CALGARY — A new pipeline battle between the Alberta and B.C. governments could soon be raging over the expansion of an old oil line that runs to the West Coast.
While public attention is focused on Enbridge’s controversial Northern Gateway pipeline proposal, B.C. Environment Minister Terry Lake stresses his government also expects a planned expansion of the existing Trans Mountain line to meet five conditions for heavy oil transport in the province.
That includes a demand that B.C. receives its “fair share of the fiscal and economic benefits” of proposed pipelines that move Alberta bitumen to port, reflecting the environmental risks facing the province.
“This is not about having a fight with Alberta. This is about standing up for British Columbia and having a conversation about a new type of commodity,” Lake said in an interview Tuesday. “What we’re talking about here is a huge expansion and also product that is a little bit different in heavy oil, rather than the typical product that moves there through (Trans Mountain) at the moment.”
The B.C. government has made headlines by demanding a greater share of the benefits of pipelines that cut through its territory — including the proposed $5.5-billion Enbridge pipeline — as one of conditions to support any project. Other points relate to environmental protection and First Nations issues.
In a public spat that dominated last week’s premiers meeting, Alberta Premier Alison Redford ruled out any chance the province will pony up royalty revenue belonging to Albertans in exchange for B.C. project support.
B.C. Premier Christy Clark shot back that Northern Gateway is effectively dead if Alberta doesn’t want to talk about additional compensation.
While Gateway has commanded most of the headlines, Kinder Morgan Canada has proposed a $4.1-billion expansion to its 60-year-old Trans Mountain line. The proposal would allow the company to more than double its current capacity, transporting 750,000 barrels of oil per day to Burnaby, mostly from the oilsands.
The expansion would also increase tanker traffic in Vancouver’s Burrard Inlet. If Trans Mountain is expanded, Lake said Alberta would gain most of the economic benefits and “there would likely be a fiscal imbalance there as well.

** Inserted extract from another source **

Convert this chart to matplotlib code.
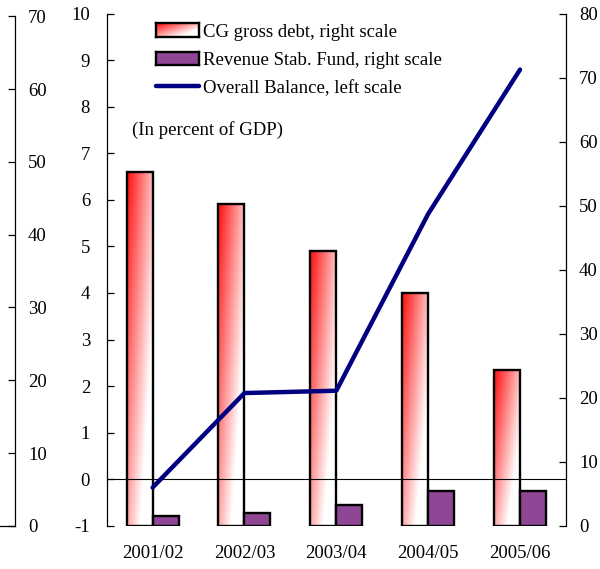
import numpy as np
import matplotlib
matplotlib.use("Agg")
import matplotlib.pyplot as plt
from matplotlib.lines import Line2D

# Data (percent of GDP)
periods = ["2001/02", "2002/03", "2003/04", "2004/05", "2005/06"]
cg_gross_debt = [55.2, 50.2, 43.0, 36.3, 24.3]        # right scale
revenue_stab_fund = [1.5, 2.0, 3.3, 5.5, 5.4]         # right scale
overall_balance = [-0.18, 1.85, 1.9, 5.7, 8.8]        # left scale
left_ticks = list(range(-1, 11))
right_ticks = list(range(0, 81, 10))
outer_ticks = list(range(0, 71, 10))

plt.rcParams["font.family"] = ["Liberation Serif", "DejaVu Serif"]
plt.rcParams["font.size"] = 13.5
plt.rcParams["axes.unicode_minus"] = False

PURPLE = "#8F4795"
NAVY = "#000080"


def red_gradient(nx=64, ny=160):
    u = np.linspace(0, 1, nx)[None, :]
    v = np.linspace(0, 1, ny)[:, None]          # 0 = bottom, 1 = top
    w = np.clip(0.68 * u + 0.6 * (1 - v) + 0.05, 0, 1)
    return np.dstack([np.ones_like(w), w, w])


fig = plt.figure(figsize=(6, 5.69), dpi=100)
ax = fig.add_axes([0.1778, 0.0761, 0.7655, 0.8998])
ax2 = ax.twinx()
ax.set_zorder(ax2.get_zorder() + 1)
ax.patch.set_visible(False)

n = len(periods)
x = np.arange(n)
bw = 0.283

# Bars on the right scale
debt_bars = ax2.bar(x - bw / 2, cg_gross_debt, width=bw, facecolor="none",
                    edgecolor="black", linewidth=1.7, zorder=3)
grad = red_gradient()
for rect in debt_bars:
    x0, h = rect.get_x(), rect.get_height()
    ax2.imshow(grad, extent=(x0, x0 + rect.get_width(), 0, h), origin="lower",
               aspect="auto", interpolation="bilinear", zorder=2)
ax2.bar(x + bw / 2, revenue_stab_fund, width=bw, facecolor=PURPLE,
        edgecolor="black", linewidth=1.7, zorder=3)

ax2.set_xlim(-0.5, n - 0.5)
ax2.set_ylim(0, 80)
ax2.set_yticks(right_ticks)

# Line on the left scale
ax.axhline(0, color="black", linewidth=0.8, zorder=1)
ax.plot(x, overall_balance, color=NAVY, linewidth=3.2,
        solid_capstyle="round", zorder=4)
ax.set_xlim(-0.5, n - 0.5)
ax.set_ylim(-1, 10)
ax.set_yticks(left_ticks)
ax.set_xticks(x, periods)

for s in ("top", "bottom", "right"):
    ax.spines[s].set_visible(False)
for s in ("top", "bottom", "left"):
    ax2.spines[s].set_visible(False)
ax.spines["left"].set_linewidth(0.9)
ax2.spines["right"].set_linewidth(0.9)

ax.tick_params(axis="y", direction="in", length=4.8, width=0.9, pad=12)
ax.tick_params(axis="x", length=0, pad=14)
ax2.tick_params(axis="y", direction="in", length=4.8, width=0.9, pad=9.4)

# Outer scale at the far left
ax3 = fig.add_axes([0.0, 0.0759, 0.025, 0.8956])
ax3.patch.set_visible(False)
ax3.set_xlim(0, 1)
ax3.set_ylim(0, 70)
ax3.set_xticks([])
ax3.yaxis.tick_right()
ax3.set_yticks(outer_ticks)
ax3.tick_params(axis="y", direction="in", length=4.8, width=0.9, pad=9.4)
for s in ("top", "left"):
    ax3.spines[s].set_visible(False)
ax3.spines["right"].set_linewidth(0.9)
ax3.spines["bottom"].set_linewidth(0.9)

# Legend
h1 = ax.inset_axes([0.107, 0.954, 0.094, 0.027])
h1.imshow(red_gradient(48, 16), origin="lower", aspect="auto",
          interpolation="bilinear")
h2 = ax.inset_axes([0.107, 0.899, 0.094, 0.026])
h2.set_facecolor(PURPLE)
for h in (h1, h2):
    h.set_xticks([])
    h.set_yticks([])
    for sp in h.spines.values():
        sp.set_linewidth(1.7)
        sp.set_color("black")
ax.add_line(Line2D([0.107, 0.201], [0.859, 0.859], transform=ax.transAxes,
                   color=NAVY, linewidth=3.2, solid_capstyle="round"))
ax.text(0.2107, 0.955, "CG gross debt, right scale", transform=ax.transAxes,
        va="baseline", ha="left")
ax.text(0.2107, 0.900, "Revenue Stab. Fund, right scale",
        transform=ax.transAxes, va="baseline", ha="left")
ax.text(0.2107, 0.8445, "Overall Balance, left scale", transform=ax.transAxes,
        va="baseline", ha="left")
ax.text(0.0544, 0.763, "(In percent of GDP)", transform=ax.transAxes,
        va="baseline", ha="left")

fig.savefig("out.png", dpi=100)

“We know if you’re moving that much heavy oil, the fiscal benefits to Alberta and to Canada are significant. And again, the risks still would be borne disproportionately (by)British Columbia.”
Alberta deputy premier Thomas Lukaszuk said Tuesday the Redford government is open to talks, but is not going to negotiate on the “fair share” of the fiscal and economic benefits that B.C. is requesting — no matter what the project.
He said his government is focused on promoting high environmental standards and the economic benefits of pipelines to Canada as a whole.
“It is abundantly obvious that if we compete domestically, we cannot be competitive internationally,” Lukaszuk said.
“There will be no one-off discussions. That has been very clear.”
The deputy premier added discussions about environmental standards don’t mean an “exchange for dollars.”
“We would go much further being partners in developing mutual resources than perhaps hindering each other from doing so.”
Kinder Morgan expects to file the necessary facilities applications with the National Energy Board in late 2013, and the expansion will take place by late 2017, if timelines are met.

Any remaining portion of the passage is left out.